Make WordPress Core

Opened 3 years ago

Last modified 19 months ago

#53019 new defect (bug)

The _sanitize_text_fields function removing the octets that incorrectly work with Arabic RTL languages.

Reported by: wppunk's profile wppunk Owned by:
Milestone: Awaiting Review Priority: normal
Severity: normal Version:
Component: Security Keywords:
Focuses: rtl Cc:

Description (last modified by SergeyBiryukov)

%10 - %99 are valid percents for the Arabic languages. The Arabic percentage usage.

As I can see [here]https://core.trac.wordpress.org/browser/tags/5.7/src/wp-includes/formatting.php#L5409, removing all octets, but I'm not sure that it's really for security reasons. Anyone could approve that this code really important here?

Change History (4)

#1 @SergeyBiryukov
3 years ago

  • Description modified (diff)

#2 follow-up: @peterwilsoncc
3 years ago

I ran some strings through various escaping functions in wp-cli

wp> sanitize_text_field( 'cats of %90 by recommended' );
string(22) "cats of by recommended"

wp> sanitize_text_field( 'recommend by 90% of cats' );
string(24) "recommend by 90% of cats"

wp> sanitize_text_field( 'cats of %900 by recommended' );
string(24) "cats of 0 by recommended"

wp> sanitize_text_field( 'cats of 💯 by recommended' );
string(27) "cats of 💯 by recommended"

wp> sanitize_text_field( 'cats of %90 < by recommended' );
string(27) "cats of &lt; by recommended"

wp> esc_attr( 'cats of %90 by recommended' );
string(26) "cats of %90 by recommended"

wp> esc_url( 'http://example.com/?s=20%' )
string(25) "http://example.com/?s=20%"

wp> esc_url( 'http://example.com/?s=20%25' )
string(27) "http://example.com/?s=20%25"

wp> esc_url( 'http://example.com/?s=%20' )
string(25) "http://example.com/?s=%20"

wp> esc_attr( 'cats of %90 by recommended' );
string(26) "cats of %90 by recommended"

wp> global $wpdb
wp> $wpdb->prepare( 'post_type=%s', '%20' )
string(80) "post_type='{ad6df8669b87f3e7ce3f7b30446aeb270ddef911039b7c96abdd4e90e383dfe5}20'"

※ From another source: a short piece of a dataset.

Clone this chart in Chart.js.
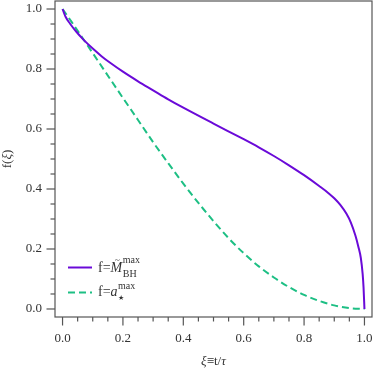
<!DOCTYPE html>
<html><head><meta charset="utf-8">
<script src="https://cdn.jsdelivr.net/npm/chart.js@4"></script>
<style>html,body{margin:0;padding:0;background:#fff}#wrap{width:374px;height:371px;position:relative}</style>
</head><body><div id="wrap"><canvas id="c"></canvas></div>
<script>
// ---- data ----
const xiMass = [0, 0.01, 0.025, 0.045, 0.07, 0.1, 0.13, 0.16, 0.2, 0.25, 0.3, 0.35, 0.4, 0.5, 0.6, 0.65, 0.7, 0.75, 0.8, 0.85, 0.88, 0.9, 0.92, 0.94, 0.955, 0.97, 0.98, 0.988, 0.994, 0.997, 1.0];
const fMass  = [1, 0.974, 0.951, 0.925, 0.897, 0.868, 0.842, 0.819, 0.791, 0.759, 0.729, 0.699, 0.671, 0.618, 0.566, 0.539, 0.51, 0.479, 0.446, 0.41, 0.387, 0.369, 0.347, 0.318, 0.288, 0.245, 0.207, 0.17, 0.117, 0.072, 0.0];
const xiSpin = [0, 0.03, 0.063, 0.09, 0.14, 0.195, 0.25, 0.3, 0.35, 0.4, 0.465, 0.55, 0.6, 0.65, 0.7, 0.75, 0.8, 0.85, 0.9, 0.95, 1.0];
const fSpin  = [1, 0.957, 0.908, 0.868, 0.793, 0.711, 0.63, 0.556, 0.486, 0.418, 0.335, 0.236, 0.186, 0.142, 0.105, 0.073, 0.047, 0.027, 0.012, 0.003, 0.0];
const majorTicks = [0, 0.2, 0.4, 0.6, 0.8, 1.0];
const minorTicks = [0.05, 0.1, 0.15, 0.25, 0.3, 0.35, 0.45, 0.5, 0.55, 0.65, 0.7, 0.75, 0.85, 0.9, 0.95];
const tickLabels = ['0.0', '0.2', '0.4', '0.6', '0.8', '1.0'];
const seriesNames = ['f=M̃BHmax', 'f=a⋆max'];

const PURPLE = '#6a0ad8';
const GREEN = '#1dbf84';
const AXIS = '#555555';
const SERIF = '"Liberation Serif", "DejaVu Serif", serif';

const allTicks = majorTicks.concat(minorTicks).sort((a, b) => a - b);
function isMajor(v) { return majorTicks.some(m => Math.abs(m - v) < 1e-9); }
function labelFor(v) { const i = majorTicks.findIndex(m => Math.abs(m - v) < 1e-9); return i >= 0 ? tickLabels[i] : ''; }

const massPts = xiMass.map((x, i) => ({x, y: fMass[i]}));
const spinPts = xiSpin.map((x, i) => ({x, y: fSpin[i]}));

function noPad(s) { s.paddingLeft = 0; s.paddingRight = 0; s.paddingTop = 0; s.paddingBottom = 0; }

const decor = {
  id: 'decor',
  afterDraw(chart) {
    const ctx = chart.ctx, a = chart.chartArea;
    const xs = chart.scales.x, ys = chart.scales.y;
    ctx.save();
    ctx.strokeStyle = AXIS; ctx.lineWidth = 1.2;
    ctx.strokeRect(a.left, a.top, a.right - a.left, a.bottom - a.top);
    allTicks.forEach(v => {
      const len = isMajor(v) ? 8.5 : 4.5;
      const px = xs.getPixelForValue(v);
      ctx.beginPath(); ctx.moveTo(px, a.bottom); ctx.lineTo(px, a.bottom + len); ctx.stroke();
      const py = ys.getPixelForValue(v);
      ctx.beginPath(); ctx.moveTo(a.left, py); ctx.lineTo(a.left - len, py); ctx.stroke();
    });
    ctx.fillStyle = '#333';
    ctx.textBaseline = 'middle';
    const fN = '13px ' + SERIF, fI = 'italic 13px ' + SERIF;
    function runs(parts) {
      let w = 0;
      parts.forEach(p => { ctx.font = p[1]; w += ctx.measureText(p[0]).width; });
      return w;
    }
    function drawRuns(parts, x0, y) {
      let x = x0;
      parts.forEach(p => { ctx.font = p[1]; ctx.textAlign = 'left'; ctx.fillText(p[0], x, y); x += ctx.measureText(p[0]).width; });
    }
    const xt = [['ξ', fI], ['≡t/', fN], ['τ', fI]];
    const cx = (a.left + a.right) / 2;
    drawRuns(xt, cx - runs(xt) / 2, 362);
    const yt = [['f(', fN], ['ξ', fI], [')', fN]];
    ctx.save();
    ctx.translate(8, (a.top + a.bottom) / 2);
    ctx.rotate(-Math.PI / 2);
    drawRuns(yt, -runs(yt) / 2, 0);
    ctx.restore();
    // legend
    ctx.lineWidth = 2;
    ctx.strokeStyle = PURPLE; ctx.setLineDash([]);
    ctx.beginPath(); ctx.moveTo(68, 267.5); ctx.lineTo(92, 267.5); ctx.stroke();
    ctx.strokeStyle = GREEN; ctx.setLineDash([7, 4]);
    ctx.beginPath(); ctx.moveTo(68, 292.5); ctx.lineTo(92, 292.5); ctx.stroke();
    ctx.setLineDash([]);
    ctx.textBaseline = 'alphabetic'; ctx.textAlign = 'left';
    ctx.fillStyle = '#333';
    const fL = '14px ' + SERIF, fLI = 'italic 14px ' + SERIF, fS = '10px ' + SERIF;
    ctx.font = fL; ctx.fillText('f=', 98, 272);
    let x = 98 + ctx.measureText('f=').width;
    ctx.font = fLI; ctx.fillText('M', x, 272);
    const mw = ctx.measureText('M').width;
    ctx.font = '9px ' + SERIF; ctx.textAlign = 'center'; ctx.fillText('~', x + mw / 2 + 1, 263);
    ctx.textAlign = 'left';
    x += mw + 0.5;
    ctx.font = fS; ctx.fillText('max', x, 263); ctx.fillText('BH', x, 276.5);
    ctx.font = fL; ctx.fillText('f=', 98, 296);
    x = 98 + ctx.measureText('f=').width;
    ctx.font = fLI; ctx.fillText('a', x, 296);
    x += ctx.measureText('a').width + 0.5;
    ctx.font = fS; ctx.fillText('max', x, 289);
    ctx.font = '7px "DejaVu Sans"'; ctx.fillText('★', x, 300);
    ctx.restore();
  }
};

new Chart(document.getElementById('c'), {
  type: 'scatter',
  data: {
    datasets: [
      { label: seriesNames[0], data: massPts, showLine: true, borderColor: PURPLE, borderWidth: 2, pointRadius: 0, cubicInterpolationMode: 'monotone', fill: false },
      { label: seriesNames[1], data: spinPts, showLine: true, borderColor: GREEN, borderWidth: 2, borderDash: [7, 4], pointRadius: 0, cubicInterpolationMode: 'monotone', fill: false }
    ]
  },
  options: {
    responsive: true, maintainAspectRatio: false, animation: false,
    layout: { padding: { top: 1, right: 2, left: 0, bottom: 0 } },
    plugins: { legend: { display: false }, tooltip: { enabled: false } },
    scales: {
      x: {
        type: 'linear', min: -0.025, max: 1.025,
        afterBuildTicks(s) { s.ticks = allTicks.map(v => ({value: v})); },
        afterFit(s) { s.height = 54; noPad(s); },
        grid: { display: false, drawTicks: false }, border: { display: false },
        ticks: { autoSkip: false, maxRotation: 0, padding: 14, color: '#333', font: { family: SERIF, size: 13 }, callback: v => labelFor(v) }
      },
      y: {
        type: 'linear', min: -0.0267, max: 1.0267,
        afterBuildTicks(s) { s.ticks = allTicks.map(v => ({value: v})); },
        afterFit(s) { s.width = 55; noPad(s); },
        grid: { display: false, drawTicks: false }, border: { display: false },
        ticks: { autoSkip: false, padding: 13, color: '#333', font: { family: SERIF, size: 13 }, callback: v => labelFor(v) }
      }
    }
  },
  plugins: [decor]
});
</script>
</body></html>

As a general rule the sanitize_* functions are intended to run on data on the way in, the esc_* function upon display so some difference is expected but WP should certainly accommodate RTL languages.

It occurs to me that in faux-equations something like %aa + %bb = %cc could also be legitimate in some RTL languages.

This was added in [11929] for #10751 but the reasoning is unclear.

--

WordPress ought to support RTL representations of percentages. For properly prepared SQL statements, WP uses the value of $wpdb->placeholder_escape() for percent symbols and later removes them while making the query.

#3 in reply to: ↑ 2 @SergeyBiryukov
2 years ago

Related: #31777

#4 @erengy
19 months ago

Bumped into this when a customer was unable to edit the discount label of a product. The text was in Turkish, which is written left to right. The issue may affect two other LTR languages (Basque and Kurdish) as well.

Using the following Python script on https://github.com/unicode-org/cldr-json:

import json
import os

for locale in os.listdir('./cldr-numbers-full/main/'):
  with open(f'./main/{locale}/numbers.json', encoding='utf-8') as file:
    data = json.load(file)
    numbers = data['main'][locale]['numbers']
    percent_format = numbers['percentFormats-numberSystem-latn']['standard']
    if percent_format.startswith('%'):
      print(f'{locale:<10}{percent_format}')

Output:

eu        % #,##0
ku        %#,##0
tr        %#,##0
tr-CY     %#,##0
Note: See TracTickets for help on using tickets.